An organization called Red Fields to Green Fields is helping to spearhead this initiative. About a week ago, a video and a case study was released in promotion of this effort. We found it very inspiring and think it is a worthy cause. Below we’ve identified the Houston neighborhoods that would be most effected by the development of these parks which will make them really interesting, fun places to live. What Houston neighborhoods do you think will be impacted?
1. Woodland Heights
Of all of the neighborhoods listed, Woodland Heights is farthest along as far as development of the bayou area as a park. The new North Downtown Bikeway is almost complete. This 2.8-mile-long bike trail extends from UH-Downtown all the way to Stude Park, home of the big red sculpture thing, near I-10 and Studemont. This bike trail is making this area of the Bayou even more accessible and “user friendly”. Walkability to a much more accessible, much more usable park should help to make Woodland Heights even more sought after than it was before.

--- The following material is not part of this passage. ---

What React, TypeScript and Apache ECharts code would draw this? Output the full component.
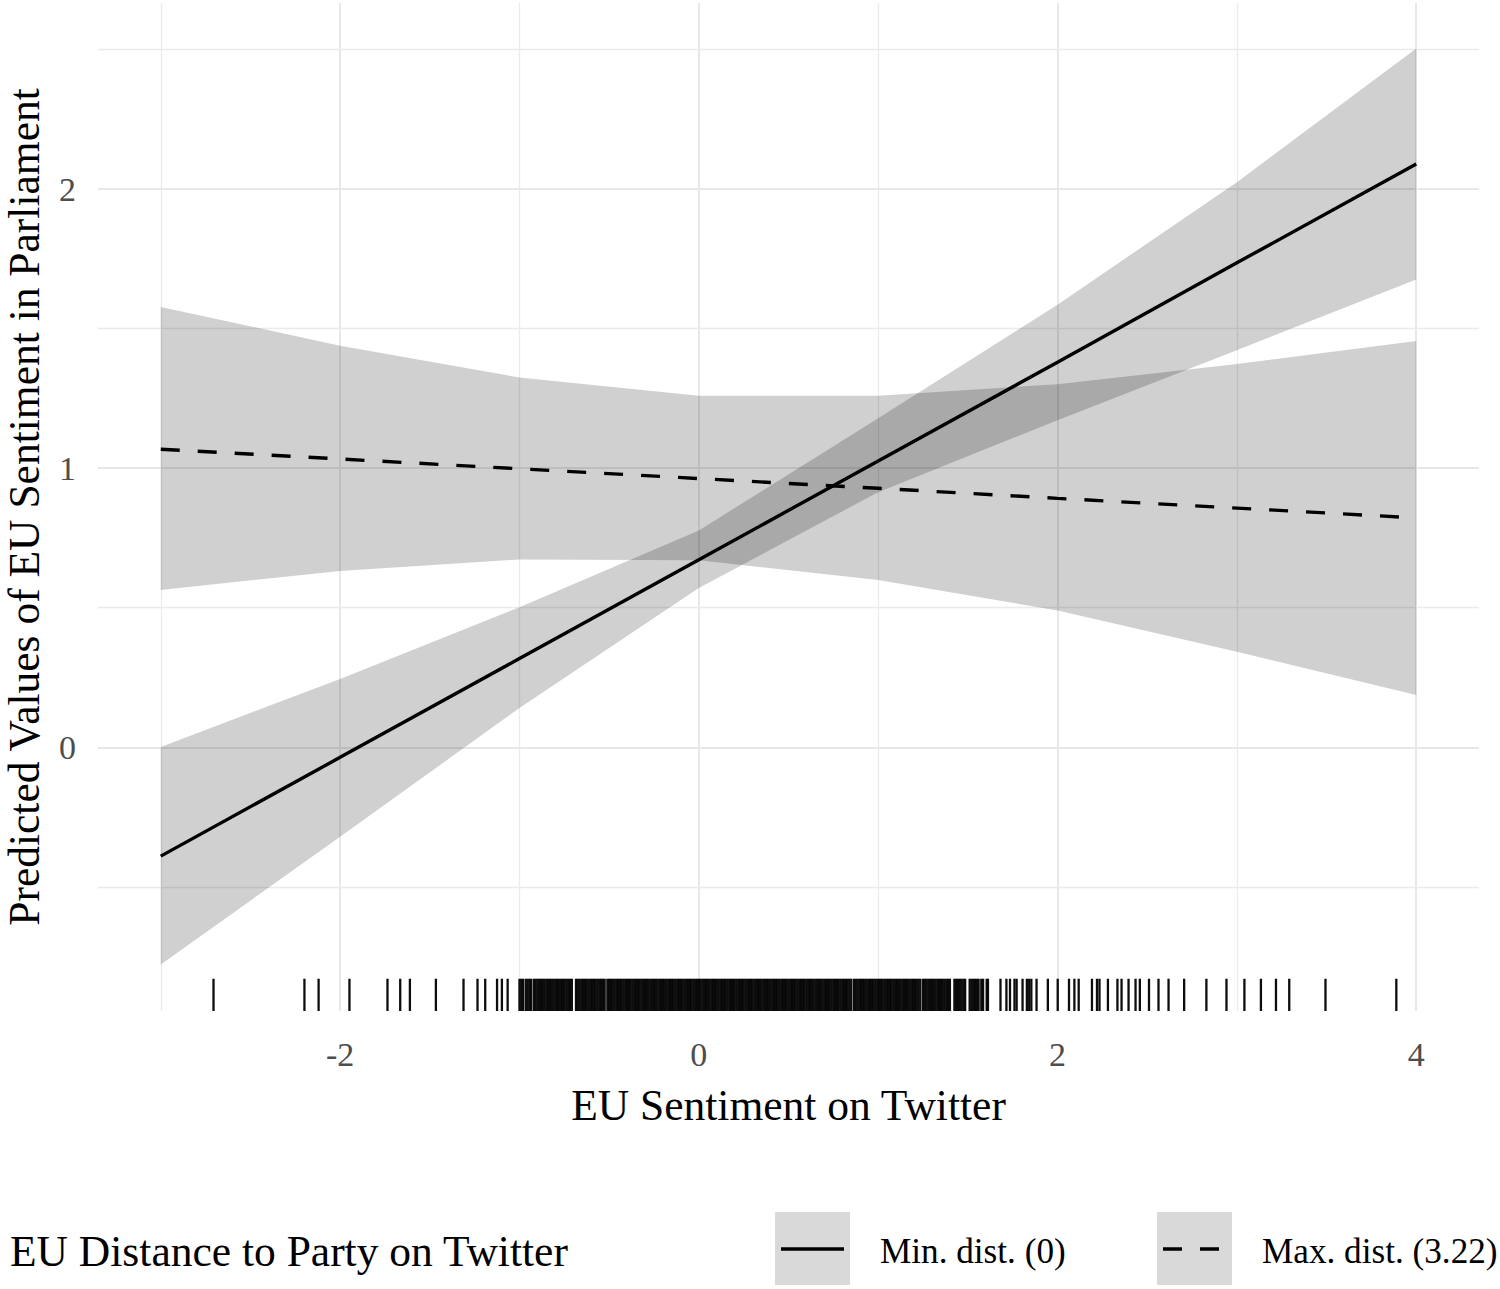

2. EaDo, Eastwood and Second Ward
EaDo, Eastwood, Second Ward, whatever you want to call it, this area of town is located just east of Downtown Houston (i.e. EaDO, get it). Over the past several years, Houston city planners and developers have spent a significant amount of time and effort to encourage development of this area. Currently, Houston’s new MLS soccer stadium is being constructed in this area and promises to bring even additional development. However, the problem with this area has been that much of it is overrun by warehouses, some of which are not very well kept or even abandoned. An initiative to help eradicate the area of the most undesirable pieces of real estate could be extremely helpful to development. The section of Buffalo Bayou that runs through this area is extremely under utilized and inaccessible. Creating more open, usable greenspaces along the bayou would definitely help make the warehouse sections of this neighborhood much more attractive for development, which in turn would make the more attractive subdivisions, such as Eastwood, Lawndale, and Idlewood, a better place to live.
3. Cottage Grove
Located just North of I-10 and East of Shepherd, this area of town has gone through an astonishing transformation in the past several years. Newly developed townhome and patio home communities have sprung up almost over night, replacing vacant warehouses and small, dilapidated homes. A mix of affordability and convenience to Downtown Houston, the Galleria, Memorial Park, and the Washington Corridor has propelled much of this development. What this neighborhood has in convenience, it lacks in open greenspace. Even though the neighborhood runs along the banks of White Oak bayou, it has no direct access to the already substantial hike/bike trail that runs along it. An expansion of the hike/bike trail, expansion of the usable park space along the bayou’s banks, and a further clearing out of old warehouses would help this neighborhood tremendously in creating attractive outdoor amenities.
Timbergrove and Lazybrook have some really nice wide open spaces around the park already. However, what the park could use along the bayou is some upgrades in the available amenities. Since, the White Oak Bayou runs the entire length of these neighborhoods, this initiative to create more usable park space could have a real impact. Returning the paved sections of the bayou to a more natural and attractive condition would encourage residents of Timbergrove to use the park and in turn would enhance the overall lifestyle of the neighborhood.